Most retailers use enterprise-wide systems that track customers’ purchase histories. With that raw data, “it takes about 90 days to build a model and thereafter, you can have every printed piece be targeted to the recipient,” says Mike Layton, president of St. Louis-based Stochastic Marketing. “As you mail and get responses, the model gets smarter and smarter.”

And the software is not one-dimensional. “Once you have the [consumer] information it can be set up in a many ways,” says Ron Agronin, CFO of Catalogixx in Owings Mills, Md. “It can go in a catalog or it can be sent out as e-mail, postcard or brochure.”

The description of Catalogixx’s software may seem fairly simple, so it’s difficult for retailers to comprehend the “power of the system, that you can really target,” Agronin says. “It’s not personalization,” he stresses. “It’s not [merely] taking a catalog or a brochure and putting a person’s name on it.”
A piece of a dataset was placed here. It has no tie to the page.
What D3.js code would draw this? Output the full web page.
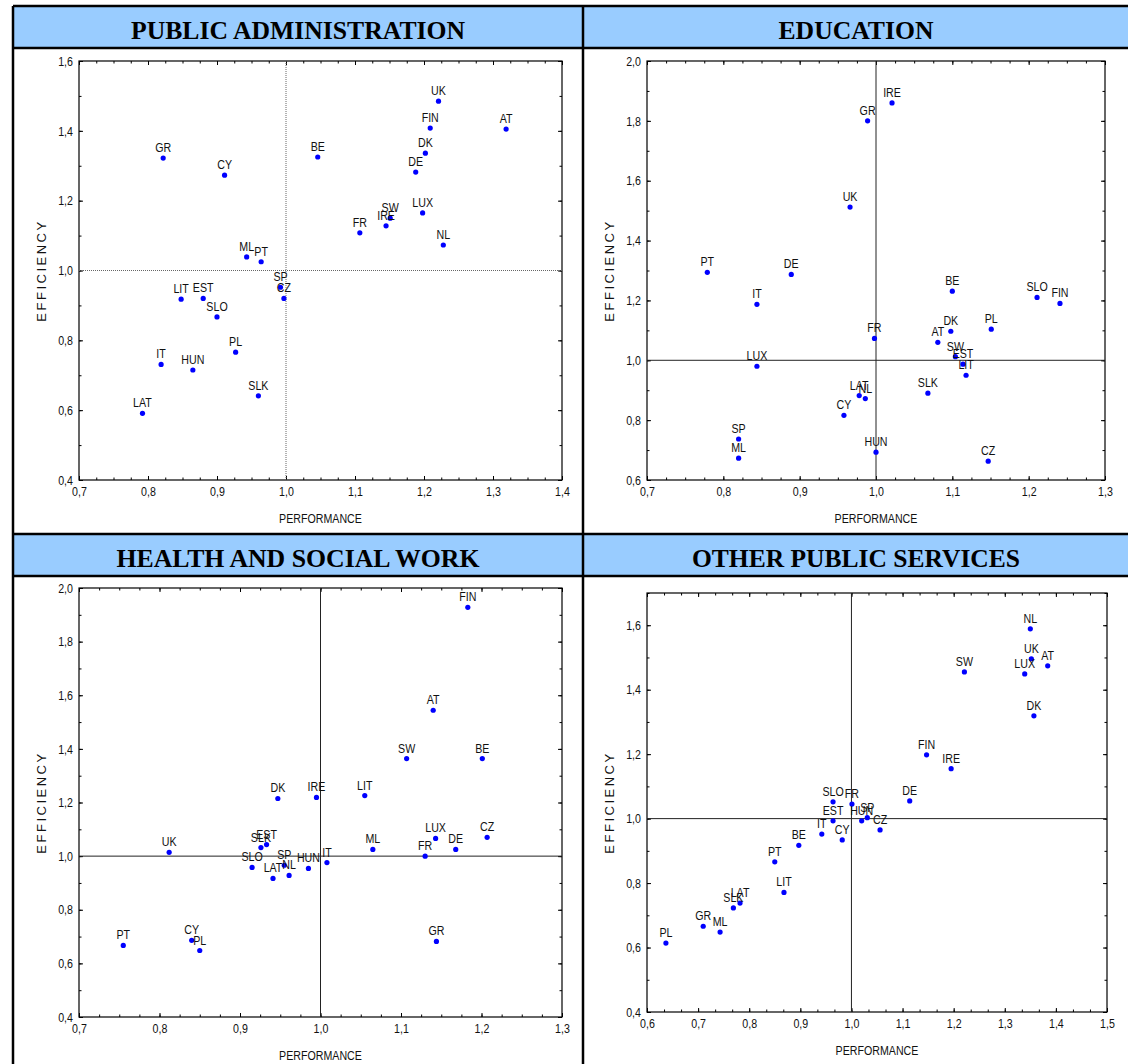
<!DOCTYPE html>
<html>
<head>
<meta charset="utf-8">
<script src="https://cdn.jsdelivr.net/npm/d3@7"></script>
<style>
  body { margin: 0; background: #fff; }
  svg { display: block; }
  .tick text { font-family: "Liberation Sans", Arial, sans-serif; font-size: 13px; fill: #111; }
  .lbl { font-family: "Liberation Sans", Arial, sans-serif; font-size: 13px; fill: #111; }
  .atitle { font-family: "Liberation Sans", Arial, sans-serif; font-size: 13px; fill: #111; }
  .ptitle { font-family: "Liberation Serif", "Times New Roman", serif; font-weight: bold; font-size: 26px; fill: #000; }
</style>
</head>
<body>
<svg id="chart" width="1128" height="1064"></svg>
<script>
// PUBLIC ADMINISTRATION
const paCountries = ["UK","FIN","AT","GR","BE","DK","CY","DE","LUX","SW","IRE","FR","NL","ML","PT","SP","CZ","LIT","EST","SLO","PL","IT","HUN","SLK","LAT"];
const paPerf = [1.221,1.209,1.319,0.822,1.046,1.202,0.911,1.188,1.198,1.151,1.145,1.107,1.228,0.943,0.964,0.992,0.997,0.848,0.880,0.900,0.927,0.819,0.865,0.960,0.792];
const paEff  = [1.485,1.408,1.405,1.322,1.325,1.336,1.273,1.282,1.165,1.150,1.128,1.108,1.073,1.039,1.025,0.952,0.920,0.918,0.920,0.867,0.766,0.731,0.715,0.641,0.591];

// EDUCATION
const edCountries = ["IRE","GR","UK","PT","DE","BE","SLO","FIN","IT","DK","PL","FR","AT","SW","EST","LIT","LUX","SLK","LAT","NL","CY","SP","ML","HUN","CZ"];
const edPerf = [1.021,0.989,0.966,0.779,0.889,1.100,1.211,1.241,0.844,1.098,1.151,0.998,1.081,1.104,1.114,1.118,0.844,1.068,0.978,0.986,0.958,0.820,0.820,1.000,1.147];
const edEff  = [1.860,1.800,1.512,1.294,1.287,1.231,1.210,1.190,1.187,1.097,1.104,1.073,1.060,1.012,0.987,0.950,0.980,0.890,0.882,0.872,0.816,0.737,0.673,0.693,0.663];

// HEALTH AND SOCIAL WORK
const hsCountries = ["FIN","AT","SW","BE","DK","IRE","LIT","UK","SLK","EST","SLO","SP","LAT","NL","HUN","IT","ML","LUX","FR","DE","CZ","PT","CY","PL","GR"];
const hsPerf = [1.183,1.140,1.107,1.201,0.947,0.995,1.055,0.812,0.926,0.933,0.915,0.955,0.941,0.961,0.985,1.008,1.065,1.143,1.130,1.168,1.207,0.755,0.840,0.850,1.144];
const hsEff  = [1.928,1.544,1.364,1.364,1.215,1.219,1.226,1.014,1.032,1.043,0.958,0.966,0.917,0.928,0.954,0.976,1.025,1.066,1.000,1.025,1.070,0.667,0.686,0.648,0.682];

// OTHER PUBLIC SERVICES
const opCountries = ["NL","UK","AT","SW","LUX","DK","FIN","IRE","DE","SLO","FR","EST","HUN","SP","CZ","IT","CY","BE","PT","LIT","LAT","SLK","GR","ML","PL"];
const opPerf = [1.350,1.352,1.384,1.221,1.339,1.357,1.147,1.195,1.114,0.964,1.001,0.964,1.020,1.031,1.056,0.942,0.982,0.897,0.850,0.868,0.782,0.769,0.710,0.743,0.637];
const opEff  = [1.589,1.496,1.474,1.455,1.449,1.319,1.198,1.155,1.055,1.052,1.045,0.993,0.993,1.003,0.965,0.952,0.934,0.917,0.866,0.771,0.738,0.723,0.666,0.648,0.614];

const panels = [
  { title: "PUBLIC ADMINISTRATION", countries: paCountries, perf: paPerf, eff: paEff,
    xDomain: [0.7, 1.4], yDomain: [0.4, 1.6], xTicks: d3.range(0.7, 1.41, 0.1), yTicks: d3.range(0.4, 1.61, 0.2),
    xMinor: 0.025, yMinor: 0.1, box: [79, 61, 562, 480], head: [6, 48], cx: 298, tw: 334, dotted: true },
  { title: "EDUCATION", countries: edCountries, perf: edPerf, eff: edEff,
    xDomain: [0.7, 1.3], yDomain: [0.6, 2.0], xTicks: d3.range(0.7, 1.31, 0.1), yTicks: d3.range(0.6, 2.01, 0.2),
    xMinor: 0.025, yMinor: 0.1, box: [647, 61, 1105, 480], head: [6, 48], cx: 856, tw: 155, dotted: false },
  { title: "HEALTH AND SOCIAL WORK", countries: hsCountries, perf: hsPerf, eff: hsEff,
    xDomain: [0.7, 1.3], yDomain: [0.4, 2.0], xTicks: d3.range(0.7, 1.31, 0.1), yTicks: d3.range(0.4, 2.01, 0.2),
    xMinor: 0.025, yMinor: 0.1, box: [79, 588, 562, 1017], head: [534, 576], cx: 298, tw: 363, dotted: false },
  { title: "OTHER PUBLIC SERVICES", countries: opCountries, perf: opPerf, eff: opEff,
    xDomain: [0.6, 1.5], yDomain: [0.4, 1.7], xTicks: d3.range(0.6, 1.51, 0.1), yTicks: d3.range(0.4, 1.61, 0.2),
    xMinor: 1 / 30, yMinor: 0.1, box: [647, 593, 1107, 1012], head: [534, 576], cx: 856, tw: 328, dotted: false }
];

const narrow = 0.82; // horizontal squeeze to mimic the narrow sans of the original
const svg = d3.select("#chart");
const fmt = d => d3.format(".1f")(d).replace(".", ",");

// header bands
svg.append("rect").attr("x", 13).attr("y", 6).attr("width", 1115).attr("height", 42).attr("fill", "#99ccff");
svg.append("rect").attr("x", 13).attr("y", 534).attr("width", 1115).attr("height", 42).attr("fill", "#99ccff");

// frame lines
const frame = svg.append("g").attr("stroke", "#000").attr("stroke-width", 2.5);
[6, 48, 534, 576].forEach(y => frame.append("line").attr("x1", 13).attr("x2", 1128).attr("y1", y).attr("y2", y));
frame.append("line").attr("x1", 13).attr("x2", 13).attr("y1", 6).attr("y2", 1064);
frame.append("line").attr("x1", 583).attr("x2", 583).attr("y1", 6).attr("y2", 1064);

function minorValues(domain, step) {
  const out = [];
  const n = Math.round((domain[1] - domain[0]) / step);
  for (let i = 0; i <= n; i++) out.push(domain[0] + i * step);
  return out;
}

panels.forEach(p => {
  const [x0, y0, x1, y1] = p.box;
  const x = d3.scaleLinear().domain(p.xDomain).range([x0, x1]);
  const y = d3.scaleLinear().domain(p.yDomain).range([y1, y0]);
  const g = svg.append("g");

  svg.append("text").attr("class", "ptitle")
    .attr("x", p.cx).attr("y", p.head[0] + 33)
    .attr("text-anchor", "middle")
    .attr("textLength", p.tw).attr("lengthAdjust", "spacingAndGlyphs")
    .text(p.title);

  // minor ticks (inward, all four sides)
  const xm = minorValues(p.xDomain, p.xMinor);
  const ym = minorValues(p.yDomain, p.yMinor);
  g.append("g").attr("transform", `translate(0,${y1})`)
    .call(d3.axisBottom(x).tickValues(xm).tickSizeInner(-2.5).tickSizeOuter(0).tickFormat(""));
  g.append("g").attr("transform", `translate(0,${y0})`)
    .call(d3.axisTop(x).tickValues(xm).tickSizeInner(-2.5).tickSizeOuter(0).tickFormat(""));
  g.append("g").attr("transform", `translate(${x0},0)`)
    .call(d3.axisLeft(y).tickValues(ym).tickSizeInner(-2.5).tickSizeOuter(0).tickFormat(""));
  g.append("g").attr("transform", `translate(${x1},0)`)
    .call(d3.axisRight(y).tickValues(ym).tickSizeInner(-2.5).tickSizeOuter(0).tickFormat(""));

  // major ticks with labels
  const xa = g.append("g").attr("transform", `translate(0,${y1})`)
    .call(d3.axisBottom(x).tickValues(p.xTicks).tickSizeInner(-4).tickSizeOuter(0).tickPadding(7).tickFormat(fmt));
  const ya = g.append("g").attr("transform", `translate(${x0},0)`)
    .call(d3.axisLeft(y).tickValues(p.yTicks).tickSizeInner(-4).tickSizeOuter(0).tickPadding(6).tickFormat(fmt));
  g.append("g").attr("transform", `translate(0,${y0})`)
    .call(d3.axisTop(x).tickValues(p.xTicks).tickSizeInner(-4).tickSizeOuter(0).tickFormat(""));
  g.append("g").attr("transform", `translate(${x1},0)`)
    .call(d3.axisRight(y).tickValues(p.yTicks).tickSizeInner(-4).tickSizeOuter(0).tickFormat(""));

  xa.selectAll(".tick text").attr("transform", `scale(${narrow},1)`);
  ya.selectAll(".tick text").attr("x", -6 / narrow).attr("transform", `scale(${narrow},1)`);

  g.selectAll(".domain").remove();
  g.selectAll(".tick line").attr("stroke", "#000");

  // plot box
  g.append("rect").attr("x", x0).attr("y", y0).attr("width", x1 - x0).attr("height", y1 - y0)
    .attr("fill", "none").attr("stroke", "#000").attr("stroke-width", 1.2);

  // reference lines at 1,0
  const ref = g.append("g").attr("stroke", p.dotted ? "#666" : "#222").attr("stroke-width", 1)
    .attr("stroke-dasharray", p.dotted ? "1,1" : null);
  ref.append("line").attr("x1", x(1)).attr("x2", x(1)).attr("y1", y0).attr("y2", y1);
  ref.append("line").attr("x1", x0).attr("x2", x1).attr("y1", y(1)).attr("y2", y(1));

  // axis titles
  g.append("text").attr("class", "atitle")
    .attr("transform", `translate(${(x0 + x1) / 2},${y1 + 43}) scale(${narrow},1)`)
    .attr("text-anchor", "middle")
    .text("PERFORMANCE");
  g.append("text").attr("class", "atitle")
    .attr("transform", `translate(${x0 - 33},${(y0 + y1) / 2}) rotate(-90)`)
    .attr("text-anchor", "middle").attr("letter-spacing", "2.5px")
    .text("EFFICIENCY");

  // points
  const pts = p.countries.map((c, i) => ({ c, px: p.perf[i], py: p.eff[i] }));
  g.selectAll("circle").data(pts).join("circle")
    .attr("cx", d => x(d.px)).attr("cy", d => y(d.py)).attr("r", 2.6).attr("fill", "#0000ff");
  g.selectAll(".lbl").data(pts).join("text").attr("class", "lbl")
    .attr("transform", d => `translate(${x(d.px)},${y(d.py) - 6}) scale(${narrow},1)`)
    .attr("text-anchor", "middle")
    .text(d => d.c);
});
</script>
</body>
</html>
Agronin compares the system to a personalized shopper, somebody who knows exactly what his client wants and understands his budget parameters. A professional Nordstrom personal shopper, he says, “could build a Nordstrom catalog that would come from them with a personal letter and just the products that he thinks [his client] would be interested in.

Dear Mr. Smith
“Using the Catalogixx software, you can adjust the products, set the pricing on the products and write a letter to the customer” just like the personal shopper.

That capability might be nice for an e-mail marketing program, but the Internet gives retailers the ability to touch a lot of consumers with modest effort in a relatively cost-effective way: why pour more resources into catalogs? Layton argues that retailers should combine web and catalog efforts.

“The most successful, most aggressive direct marketers see maybe 50 percent of their orders coming via the Internet,” he says. “The other 50 percent have to be driven to the store.

“The Internet is great for lower-end transactions,” Layton says. “On the other hand, if [shoppers] sit down in front of the computer with a catalog in their hands, they buy more.”